• **Provided information**
::::::

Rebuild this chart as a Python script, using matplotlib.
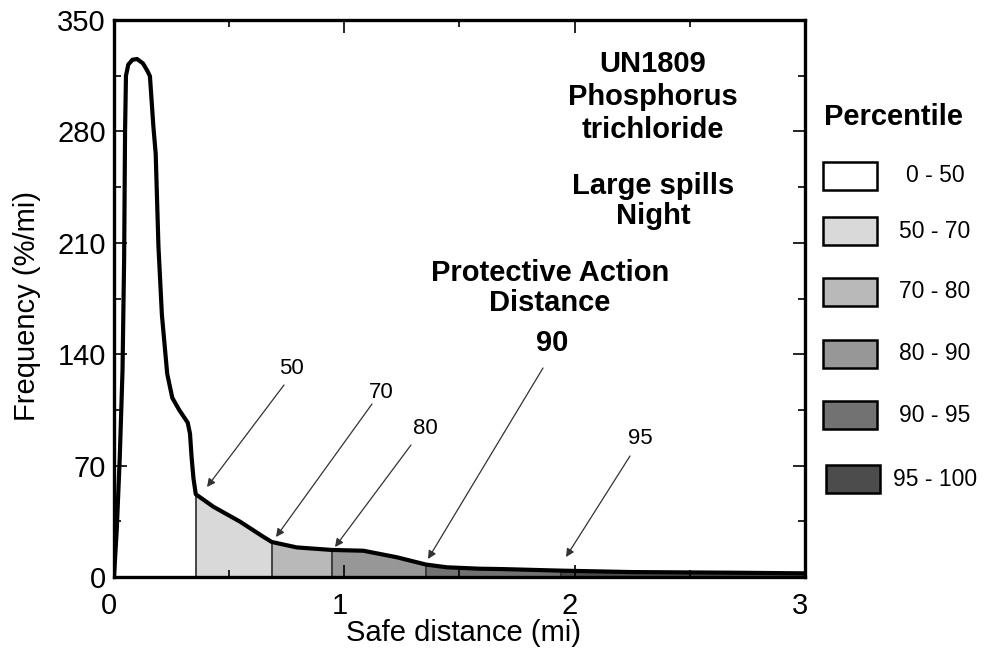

::::::

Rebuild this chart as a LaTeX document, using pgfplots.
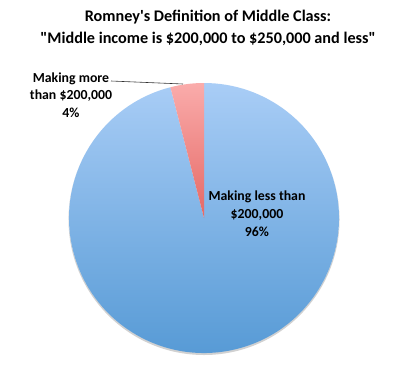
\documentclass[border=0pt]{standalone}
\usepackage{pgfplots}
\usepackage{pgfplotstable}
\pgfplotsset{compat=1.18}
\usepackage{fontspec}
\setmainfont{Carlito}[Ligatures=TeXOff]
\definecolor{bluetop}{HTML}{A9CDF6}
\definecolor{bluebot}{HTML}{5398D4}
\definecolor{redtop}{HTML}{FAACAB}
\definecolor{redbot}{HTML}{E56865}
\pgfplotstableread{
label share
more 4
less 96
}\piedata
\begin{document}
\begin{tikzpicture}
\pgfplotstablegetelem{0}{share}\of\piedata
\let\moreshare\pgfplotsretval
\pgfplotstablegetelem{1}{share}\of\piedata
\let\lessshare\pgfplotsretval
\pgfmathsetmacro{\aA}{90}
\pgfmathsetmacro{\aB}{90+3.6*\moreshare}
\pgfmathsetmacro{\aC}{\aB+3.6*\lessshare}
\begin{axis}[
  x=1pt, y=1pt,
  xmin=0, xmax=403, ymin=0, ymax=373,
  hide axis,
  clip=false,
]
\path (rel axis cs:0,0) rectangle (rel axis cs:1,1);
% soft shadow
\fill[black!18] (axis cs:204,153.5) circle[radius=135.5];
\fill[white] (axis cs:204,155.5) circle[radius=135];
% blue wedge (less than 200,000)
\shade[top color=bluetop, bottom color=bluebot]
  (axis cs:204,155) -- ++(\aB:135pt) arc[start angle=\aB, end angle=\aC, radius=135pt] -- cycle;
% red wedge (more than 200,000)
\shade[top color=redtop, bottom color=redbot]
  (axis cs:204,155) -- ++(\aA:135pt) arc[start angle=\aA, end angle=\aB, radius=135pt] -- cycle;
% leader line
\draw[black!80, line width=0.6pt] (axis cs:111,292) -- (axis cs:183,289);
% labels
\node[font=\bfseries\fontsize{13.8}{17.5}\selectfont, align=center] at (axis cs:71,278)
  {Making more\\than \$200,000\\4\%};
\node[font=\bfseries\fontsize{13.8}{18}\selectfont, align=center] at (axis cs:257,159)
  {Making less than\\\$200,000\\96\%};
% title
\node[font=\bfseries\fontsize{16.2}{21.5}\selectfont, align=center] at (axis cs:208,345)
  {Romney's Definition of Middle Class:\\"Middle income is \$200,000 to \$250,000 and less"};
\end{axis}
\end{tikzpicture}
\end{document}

::::::

• **Job**
A line counts if it holds the word "chart". How many lines of the entries count? Give the number only.

• **Answer to this problem**
2